Regulation starts with use cases

Gay described MAS's regulatory approach as risk-proportionate and use-case-driven. Rather than apply the same level of controls to every transaction regardless of size or risk, MAS is looking at the substance of the use case, the underlying risks and the existing control environment in which agentic transactions take place.

MAS favours industry consortia as a mechanism for developing practical governance. The model brings participants together around a specific use case, examines the governance issues that arise and turns those lessons into best practices for the broader market. "We bring sometimes the regulatory colleagues along to observe what is happening, look at what the governance issues that arise, and we also work with industry to come up with best practices," Gay noted.

Standards must precede scale

Chia endorsed compliance by design as the operating standard for any institution building agentic systems today. "You don't build something at the end to say, does this comply?" he noted. "Every agent that you build has to have compliance built in." That principle can strengthen institutional controls, but cross-border agentic finance will need shared standards for agent identity, permission expiry, mandate scope, log retention, auditability, dispute handling and liability allocation.

Asia-Pacific has worked for years to reduce fragmentation in payments through ISO 20022 messaging, interoperable quick response (QR) payments and bilateral payment linkages. Those initiatives provide a useful precedent for the next generation of standards around trusted autonomy. Agentic finance now requires a similar effort around identity, mandates, logs, liability and dispute handling before fragmented architectures become entrenched.

Bullock used her closing remarks to widen the frame beyond any single institution or regulator. "We've been battling fragmentation for the last ten years," she observed, referencing the region's long-running effort to align payment standards across jurisdictions. "Just act while the window is open," Bullock urged.
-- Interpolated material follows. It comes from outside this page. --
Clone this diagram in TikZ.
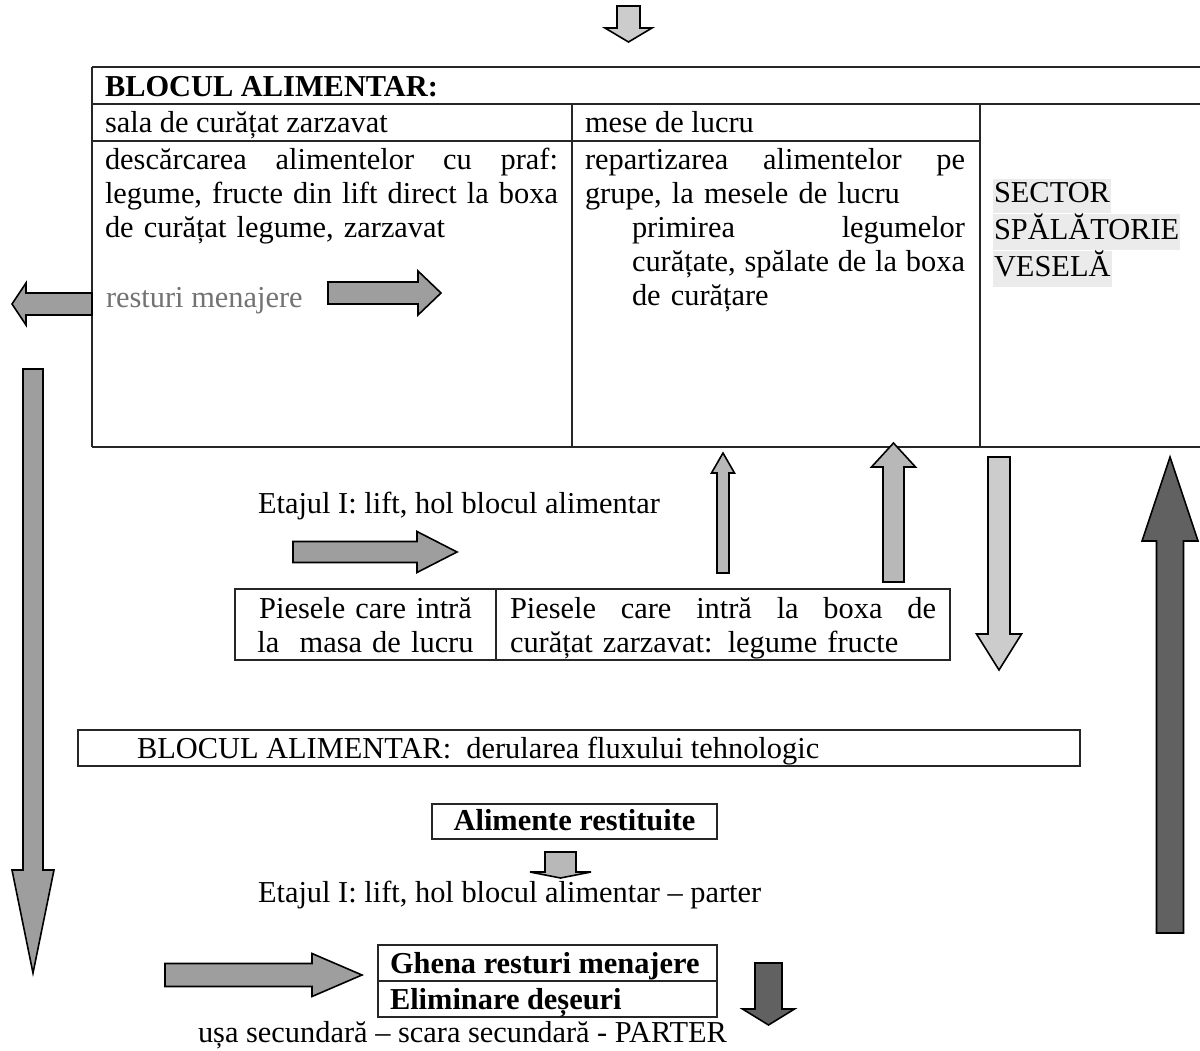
\documentclass[tikz,border=0pt]{standalone}
\usepackage{fontspec}
\setmainfont{Liberation Serif}
\definecolor{cA}{gray}{0.80}
\definecolor{cB}{gray}{0.72}
\definecolor{cC}{gray}{0.62}
\definecolor{cD}{gray}{0.38}
\definecolor{hl}{gray}{0.92}
\definecolor{txtgray}{gray}{0.45}
% horizontal block arrow: fill, tail x, head-base x, tip x, centre y, half shaft, half head
\newcommand\HArr[7]{\filldraw[blk=#1] (#2,#5-#6) -- (#3,#5-#6) -- (#3,#5-#7) -- (#4,#5) -- (#3,#5+#7) -- (#3,#5+#6) -- (#2,#5+#6) -- cycle;}
% vertical block arrow: fill, tail y, head-base y, tip y, centre x, half shaft, half head
\newcommand\VArr[7]{\filldraw[blk=#1] (#5-#6,#2) -- (#5-#6,#3) -- (#5-#7,#3) -- (#5,#4) -- (#5+#7,#3) -- (#5+#6,#3) -- (#5+#6,#2) -- cycle;}
\newcommand\hlbox[1]{{\setlength{\fboxsep}{0pt}\colorbox{hl}{\strut\kern1pt #1\kern1pt}}}
\begin{document}
\begin{tikzpicture}[x=1pt,y=-1pt,
  tx/.style={inner sep=0pt,outer sep=0pt,font=\fontsize{30.4}{34}\selectfont},
  tb/.style={tx,font=\fontsize{30.4}{34}\selectfont\bfseries},
  bx/.style={draw=black!85,line width=1.4pt},
  blk/.style={draw=black,line width=1.6pt,line join=miter,fill=#1}]
\fill[white] (0,0) rectangle (1200,1051);
\useasboundingbox (0,0) rectangle (1200,1051);

% ---- main table ----
\draw[bx] (92,67) -- (1200,67);
\draw[bx] (92,104) -- (1200,104);
\draw[bx] (92,141) -- (980,141);
\draw[bx] (92,447) -- (1200,447);
\draw[bx] (92,67) -- (92,447);
\draw[bx] (572,104) -- (572,447);
\draw[bx] (980,104) -- (980,447);

\node[tb,anchor=base west] (hdr) at (105,97) {BLOCUL ALIMENTAR:};
\node[tx,anchor=base west] (sala) at (105,133) {sala de curățat zarzavat};
\node[tx,anchor=base west] (mese) at (585,133) {mese de lucru};
\node[tx,anchor=north west,text width=453pt,align=left] (c1) at (105,170-23.8)
  {\strut descărcarea\hfill alimentelor\hfill cu\hfill praf:\\legume,\hfill fructe\hfill din\hfill lift\hfill direct\hfill la\hfill boxa\\de curățat legume, zarzavat};
\node[tx,anchor=north west,text width=380pt,align=left] (c2) at (585,170-23.8)
  {\strut repartizarea\hfill alimentelor\hfill pe\\grupe, la mesele de lucru};
\node[tx,anchor=north west,text width=333pt,align=left] (c2b) at (632,238-23.8)
  {\strut primirea\hfill legumelor\\curățate,\hfill spălate\hfill de\hfill la\hfill boxa\\de curățare};
\node[tx,anchor=north west,text width=200pt,align=left] (sector) at (993,203-23.8)
  {\hlbox{SECTOR}\\\hlbox{SPĂLĂTORIE}\\\hlbox{VESELĂ}};
\node[tx,anchor=base west,text=txtgray] (rest) at (106,308) {resturi menajere};

% ---- middle ----
\node[tx,anchor=base west] (et1) at (258,513) {Etajul I: lift, hol blocul alimentar};
\draw[bx] (235,589) rectangle (950,660);
\draw[bx] (496,589) -- (496,660);
\node[tx,anchor=north,text width=255pt,align=center] (pm) at (365.5,618-23.8)
  {\strut Piesele care intră\\la\ \ masa de lucru};
\node[tx,anchor=north west,text width=426pt,align=left] (pb) at (510,618-23.8)
  {\strut Piesele\hfill care\hfill intră\hfill la\hfill boxa\hfill de\\curățat zarzavat: legume fructe};

\draw[bx] (78,730) rectangle (1080,766);
\node[tx,anchor=base west] (flux) at (137,758) {BLOCUL ALIMENTAR:\ \ derularea fluxului tehnologic};

\draw[bx] (432,804) rectangle (717,839);
\node[tb,anchor=base] (alim) at (574.5,830) {Alimente restituite};
\node[tx,anchor=base west] (et2) at (258,902) {Etajul I: lift, hol blocul alimentar – parter};

\draw[bx] (378,945) rectangle (717,1017);
\draw[bx] (378,981) -- (717,981);
\node[tb,anchor=base west] (ghena) at (390,973) {Ghena resturi menajere};
\node[tb,anchor=base west] (elim) at (390,1009) {Eliminare deșeuri};
\node[tx,anchor=base west] (usa) at (198,1042) {ușa secundară – scara secundară - PARTER};

% ---- block arrows ----
\VArr{cA}{6}{28}{42}{628.5}{11.5}{23.5}
\HArr{cC}{92}{26}{12}{304}{11}{21}
\HArr{cC}{328}{418}{441}{293}{11}{22}
\VArr{cC}{369}{870}{973}{33}{10}{21}
\HArr{cC}{293}{417}{457}{552}{10.5}{20.5}
\VArr{cB}{573}{473}{453}{723}{6}{11.5}
\VArr{cB}{582}{467}{443}{893.5}{10.5}{22}
\VArr{cA}{457}{634}{670}{999}{11}{22.5}
\VArr{cD}{933}{541}{457}{1170}{13.5}{28}
\VArr{cB}{852}{872}{878}{560.5}{15.5}{30.5}
\HArr{cC}{165}{312}{362}{975}{11.5}{21.5}
\VArr{cD}{963}{1009}{1025}{768.5}{13.5}{26}
\end{tikzpicture}
\end{document}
The deeper risk is not that the region fails to adopt agentic finance, but that adoption consolidates around architectures whose governance gaps remain unresolved. If consolidation happens before common assurance mechanisms emerge, Asia-Pacific could inherit weaknesses in accountability, liability and observability even as interoperability improves.
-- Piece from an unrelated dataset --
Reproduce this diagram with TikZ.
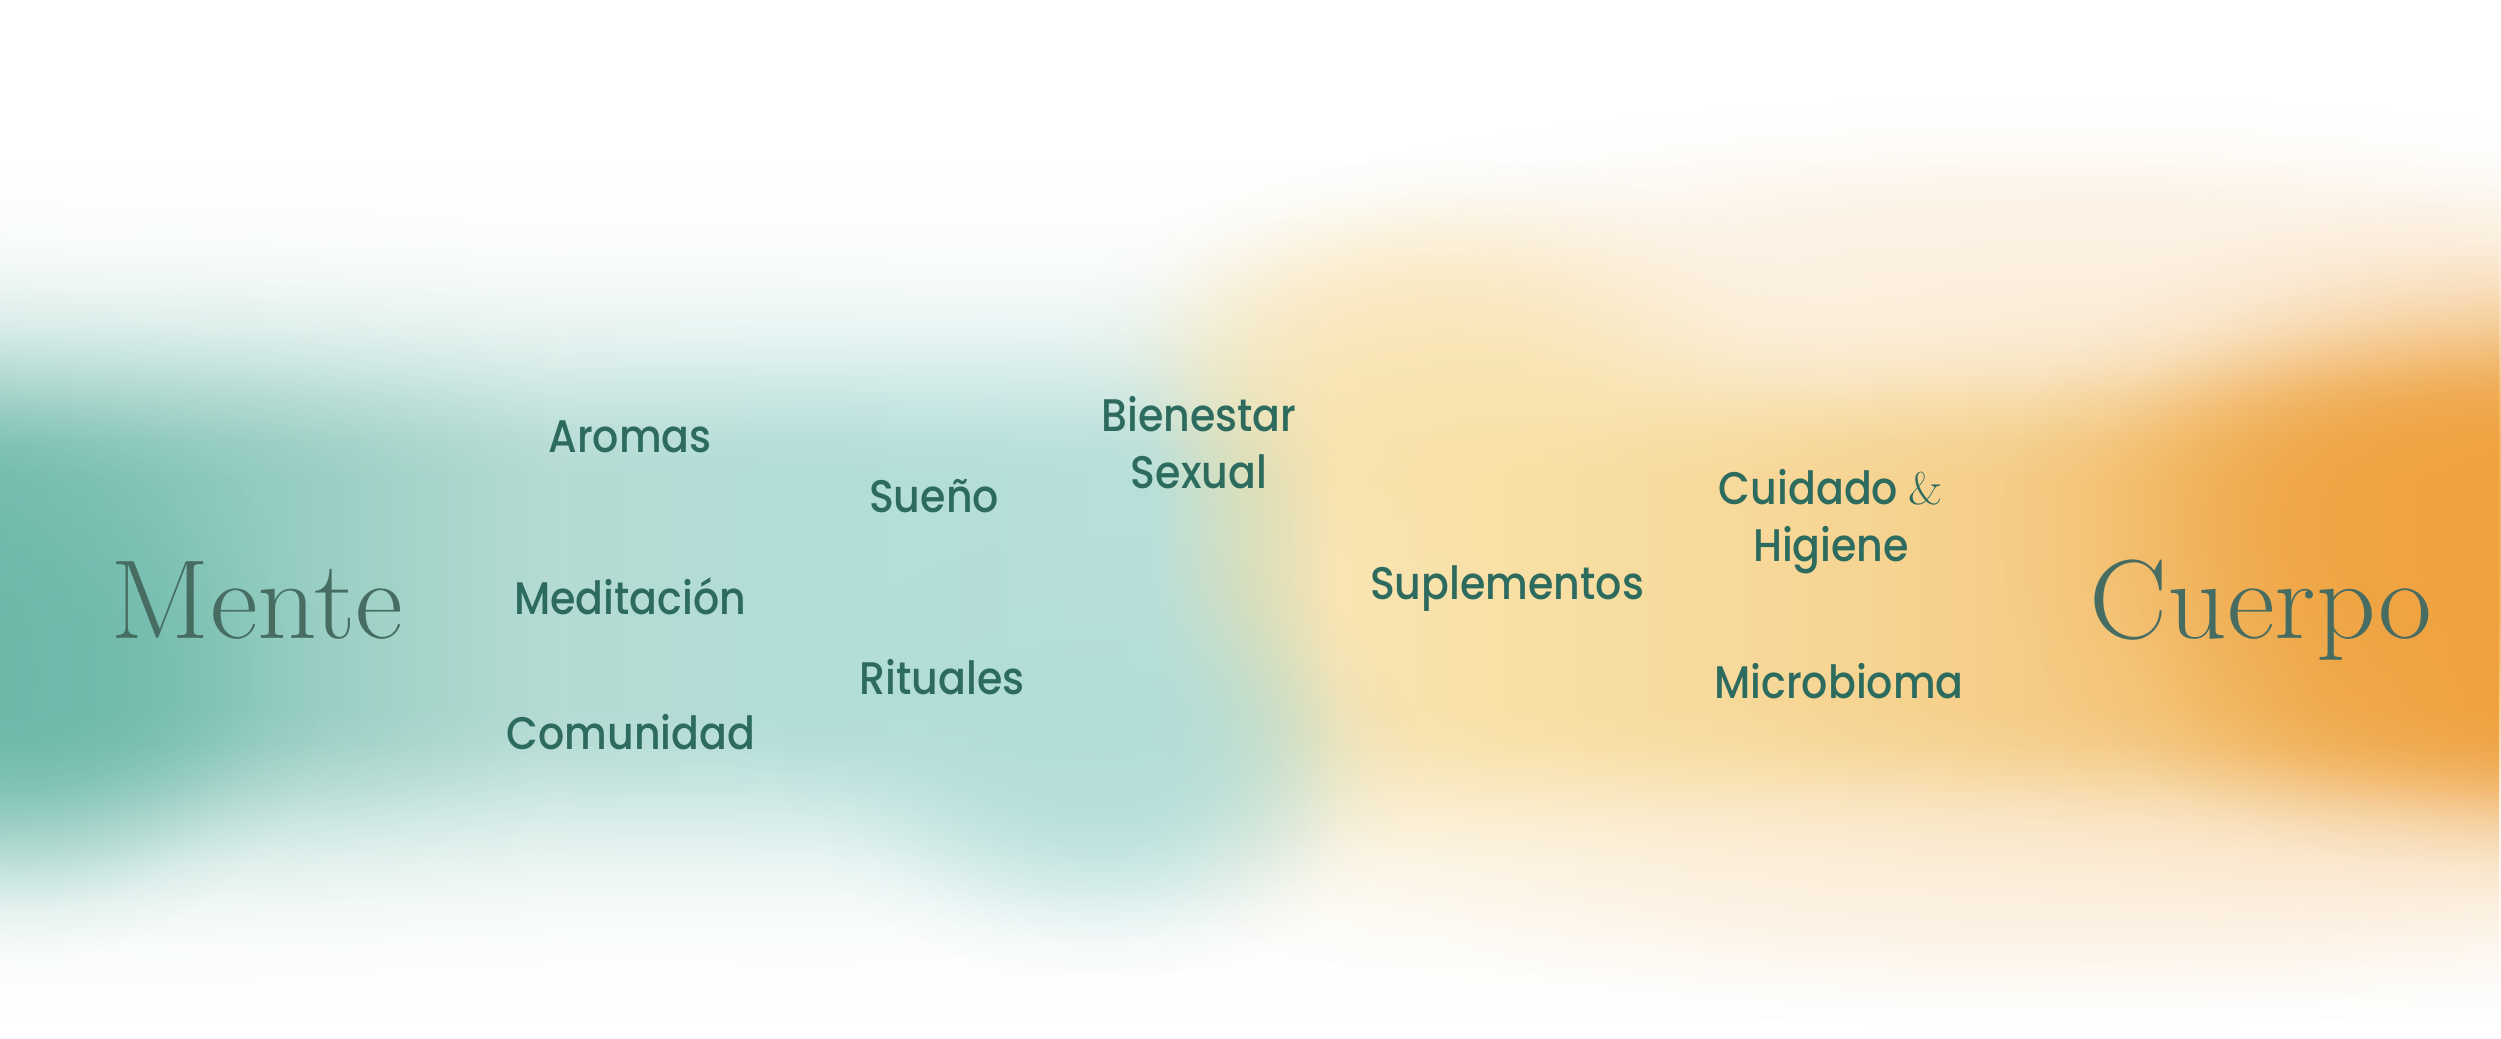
\documentclass[tikz,border=0pt]{standalone}
\usepackage{fontspec}
\usepackage{tikz}
\usetikzlibrary{fadings}

\newfontfamily\topicfont{Poppins Medium}[FakeStretch=0.9]
\newfontfamily\polefont{lmroman17-regular}[Extension=.otf, FakeStretch=1.04]

\definecolor{leaf}{HTML}{2E6B5F}
\definecolor{moss}{HTML}{476D63}
\definecolor{tealdeep}{HTML}{62B4A4}
\definecolor{tealsoft}{HTML}{B2DDD8}
\definecolor{sand}{HTML}{F8E0A6}
\definecolor{amber}{HTML}{EFA23F}
\definecolor{cream}{HTML}{FBE6CB}

% colour band, left to right (inner 25bp--75bp covers the picture)
\pgfdeclarehorizontalshading{bandshade}{100bp}{%
  color(0bp)=(tealdeep!85!white); color(25bp)=(tealdeep!85!white);
  color(30bp)=(tealdeep!70!white); color(36bp)=(tealdeep!48!white);
  color(41.5bp)=(tealsoft); color(48bp)=(tealsoft!92!white);
  color(50bp)=(tealsoft!45!sand); color(51.75bp)=(sand!85!white);
  color(55bp)=(sand); color(60bp)=(sand!88!amber);
  color(64bp)=(sand!75!amber); color(68bp)=(sand!58!amber);
  color(71.5bp)=(amber!75!sand); color(75bp)=(amber); color(100bp)=(amber)}
% the band fades out to white at top and bottom (25bp = bottom, 75bp = top)
\pgfdeclareverticalshading{bandmask}{100bp}{%
  color(0bp)=(black); color(25.72bp)=(black); color(27.65bp)=(white!2!black);
  color(29.58bp)=(white!5!black); color(31.50bp)=(white!13!black); color(33.43bp)=(white!27!black);
  color(35.36bp)=(white!48!black); color(37.28bp)=(white!72!black); color(39.21bp)=(white!92!black);
  color(41.14bp)=(white); color(51.73bp)=(white); color(53.66bp)=(white!92!black);
  color(55.59bp)=(white!72!black); color(57.51bp)=(white!48!black); color(59.44bp)=(white!27!black);
  color(61.37bp)=(white!13!black); color(63.30bp)=(white!5!black); color(65.22bp)=(white!2!black);
  color(67.15bp)=(black); color(100bp)=(black)}
\pgfdeclarefading{bandfade}{\pgfuseshading{bandmask}}
% soft round blob, gone at the path's rim (25bp)
\pgfdeclareradialshading{blobmask}{\pgfpointorigin}{%
  color(0bp)=(white); color(6bp)=(white!95!black); color(10bp)=(white!80!black);
  color(14bp)=(white!55!black); color(18bp)=(white!28!black); color(21bp)=(white!10!black);
  color(25bp)=(black); color(50bp)=(black)}
\pgfdeclarefading{blobfade}{\pgfuseshading{blobmask}}

\begin{document}
\begin{tikzpicture}[every node/.style={inner sep=0pt},
    pole/.style={font=\polefont\fontsize{32}{36}\selectfont, text=moss},
    topic/.style={font=\topicfont\fontsize{13}{16}\selectfont, text=leaf, align=center},
    blob/.style={path fading=blobfade}]
    % canvas
    \fill[white] (0,0) rectangle (25.01,10.38);
    \useasboundingbox (0,0) rectangle (25.01,10.38);

    % background wash
    \shade[shading=bandshade, path fading=bandfade] (0,0) rectangle (25.01,10.38);
    \fill[tealdeep, blob, opacity=0.6]  (0.2,3.6)  ellipse (3.0 and 2.8);
    \fill[tealsoft, blob, opacity=0.85] (11.0,2.8) ellipse (3.2 and 2.2);
    \fill[sand, blob, opacity=0.7]      (14.4,6.8) ellipse (3.8 and 2.0);
    \fill[amber, blob, opacity=0.85]    (24.8,5.1) ellipse (4.8 and 3.4);
    \fill[cream, blob, opacity=0.5]     (20.5,7.8) ellipse (8.6 and 1.6);
    \fill[cream, blob, opacity=0.45]    (20.5,1.5) ellipse (8.6 and 1.4);

    % the two poles
    \node[pole, anchor=base] (mente)  at (2.57,4.00)  {Mente};
    \node[pole, anchor=base] (cuerpo) at (22.61,4.00) {Cuerpo};

    % mind side
    \node[topic, anchor=base] (aromas)     at (6.30,5.86) {Aromas};
    \node[topic, anchor=base] (meditacion) at (6.30,4.24) {Meditación};
    \node[topic, anchor=base] (comunidad)  at (6.31,2.89) {Comunidad};
    \node[topic, anchor=base] (sueno)      at (9.34,5.26) {Sueño};
    \node[topic, anchor=base] (rituales)   at (9.42,3.44) {Rituales};
    \node[topic, anchor=base] (bienestar)  at (11.99,5.50) {Bienestar\\Sexual};

    % body side
    \node[topic, anchor=base] (suplementos) at (15.07,4.39) {Suplementos};
    \node[topic, anchor=base] (cuidado)     at (18.31,4.77) {Cuidado {\polefont\&}\\Higiene};
    \node[topic, anchor=base] (microbioma)  at (18.39,3.40) {Microbioma};
\end{tikzpicture}
\end{document}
The next architecture of trust

The way forward is a coordinated assurance architecture that banks, regulators, payment networks, technology providers and market infrastructures can recognise across use cases and borders. It should begin with standards for agent identity, delegated authority, mandate expiry, transaction logs, exception handling and liability allocation, then test them in retail and wholesale workflows.

Asia-Pacific has experience turning fragmented payment markets into more interoperable networks through standards, linkages and regulatory collaboration. Banks that participate early will help define how trusted agents operate, how responsibility is assigned and how cross-border autonomy becomes bankable. Those that wait may find that others have already set the next architecture of financial trust.